The stock market isn’t the same as it was in the ’80s, and that has big consequences for your retirement savings
Visual Hunt

If your financial awareness was formed in the 1980s and 1990s, you may have learned to expect too much out of the stock market. There was a long Reagan-Bush-Clinton-era run that led people to believe the stock market had almost magical powers.

But since then, returns haven’t been quite the same — a dip that may be playing a role in our country’s retirement crisis

Marketplace contributor and Washington Post columnist Allan Sloan joined us to to talk about how much investors have been losing out on and how pension funds are trying to compensate. Below is an edited transcript. 

Allan Sloan: In August [1982], the stock market started going nuts in the good sense, and so did the bond market. And suddenly the biggest bull market of all time was upon us, and it lasted almost 18 years.

David Brancaccio: You know, there was a moment in 1987 that wiped the smiles off some folks’ faces. But I get your point; it really stretched into the new millennium. But if you look at our present era, it’s not quite the same is it?

Sloan: No. And in the boom, stocks returned almost 20 percent a year, which meant every three and a half years, you doubled your money, and bonds returned about 10 percent, which for bonds was huge. Since then, according to my friends at AJO, a Philadelphia firm, stocks have returned less than five, and bonds have returned slightly more than five, which means it’s taking now 15 years to double your money in stocks instead of three and a half. And it’s taking much longer to double your money in bonds as well.

Brancaccio: That has wide implications for my family’s bottom line, your family’s bottom line. But I guess for policymakers as well.

Sloan: Well, sure. You see now all of these pension funds doing desperate things with computers and hedge funds, because they’re trying to make enough money to satisfy the assumptions that they’ll make 7 or 8 percent a year, which used to be easy and now it’s extremely difficult. And that’s a big factor in the whole retirement crisis.

Brancaccio: But also the notion that if we haven’t put in enough, we can’t just expect the market’s going to fix this.

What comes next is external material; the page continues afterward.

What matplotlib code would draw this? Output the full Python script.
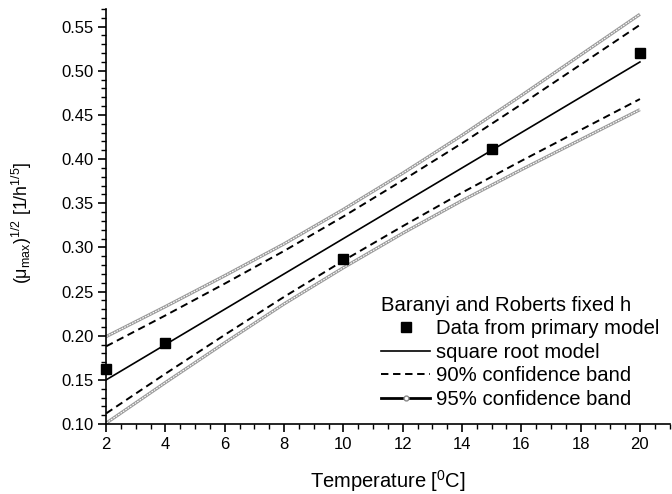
import matplotlib
matplotlib.use('Agg')
import matplotlib.pyplot as plt
from matplotlib.lines import Line2D
from matplotlib.ticker import MultipleLocator

plt.rcParams['font.family'] = ['Liberation Sans', 'DejaVu Sans']
plt.rcParams['mathtext.fontset'] = 'custom'
plt.rcParams['mathtext.rm'] = 'Liberation Sans'
plt.rcParams['mathtext.it'] = 'Liberation Sans:italic'
plt.rcParams['mathtext.default'] = 'regular'

# measured points
temp_data = [2, 4, 10, 15, 20]
sqrt_mu_data = [0.162, 0.192, 0.287, 0.411, 0.520]

# model line and confidence bands
temp_fit = [2, 4, 6, 8, 10, 12, 14, 16, 18, 20]
model = [0.150, 0.190, 0.230, 0.270, 0.310, 0.350, 0.390, 0.430, 0.470, 0.510]
upper90 = [0.188, 0.223, 0.259, 0.296, 0.335, 0.376, 0.418, 0.462, 0.507, 0.552]
lower90 = [0.112, 0.157, 0.201, 0.244, 0.285, 0.324, 0.362, 0.398, 0.433, 0.468]
upper95 = [0.199, 0.233, 0.268, 0.304, 0.343, 0.384, 0.427, 0.472, 0.518, 0.564]
lower95 = [0.101, 0.147, 0.192, 0.236, 0.277, 0.316, 0.353, 0.388, 0.422, 0.456]

fig = plt.figure(figsize=(6.72, 4.94), dpi=100, facecolor='white')
ax = fig.add_axes([0.158, 0.1417, 0.8384, 0.8401])

dash90 = (0, (3.8, 2.4))
for band in (upper95, lower95):
    ax.plot(temp_fit, band, color='#9a9a9a', lw=2.3, solid_capstyle='butt', zorder=2)
    ax.plot(temp_fit, band, color='white', lw=0.8, linestyle=(0, (1.6, 1.0)), zorder=2.1)
for band in (upper90, lower90):
    ax.plot(temp_fit, band, color='black', lw=1.4, linestyle=dash90, zorder=3)
ax.plot(temp_fit, model, color='black', lw=1.2, zorder=3)
ax.plot(temp_data, sqrt_mu_data, linestyle='none', marker='s', color='black',
        markersize=7.5, zorder=4, clip_on=False)

ax.set_xlim(2, 21)
ax.set_ylim(0.10, 0.57)
ax.set_xticks(range(2, 21, 2))
ax.xaxis.set_minor_locator(MultipleLocator(0.5))
ax.set_yticks([0.10, 0.15, 0.20, 0.25, 0.30, 0.35, 0.40, 0.45, 0.50, 0.55])
ax.yaxis.set_minor_locator(MultipleLocator(0.01))
ax.yaxis.set_major_formatter(matplotlib.ticker.FormatStrFormatter('%.2f'))

for side in ('top', 'right'):
    ax.spines[side].set_visible(False)
for side in ('left', 'bottom'):
    ax.spines[side].set_linewidth(1.2)
ax.tick_params(which='major', direction='out', length=6, width=1.2, labelsize=12, pad=3)
ax.tick_params(which='minor', direction='out', length=3.5, width=1.0)

ax.set_xlabel(r'Temperature [$^{0}$C]', fontsize=14.5, labelpad=12)
ax.set_ylabel(r'($\mu_{max}$)$^{1/2}$ [1/h$^{1/5}$]', fontsize=12.8)
ax.yaxis.set_label_coords(-0.128, 0.485)

handles = [
    Line2D([], [], linestyle='none', marker='s', color='black', markersize=7),
    Line2D([], [], color='black', lw=1.2),
    Line2D([], [], color='black', lw=1.4, linestyle=dash90),
    Line2D([], [], color='black', lw=2.0, marker='o', markersize=3.5,
           markerfacecolor='white', markeredgecolor='#888888', markevery=[1]),
]
labels = ['Data from primary model', 'square root model',
          '90% confidence band', '95% confidence band']
leg = ax.legend(handles, labels, title='Baranyi and Roberts fixed h', loc='lower right',
                bbox_to_anchor=(1.0, 0.012), frameon=False, fontsize=14.6,
                title_fontsize=14.6, handlelength=2.4, handletextpad=0.3,
                labelspacing=0.22, borderpad=0.0, alignment='left')

fig.savefig('out.png', dpi=100, facecolor='white')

Sloan: If you look at places like New Jersey — where you and I both live — and Illinois and other states and cities, they used to be in great shape in the public pension funds, because the markets were so strong. So they cut back the contributions, because they were doing great. And then when the markets turned, they kept waiting for the return of the magic market, and we’re now waiting in our 18th and 19th year, and somehow, David, I don’t think it’s going to happen.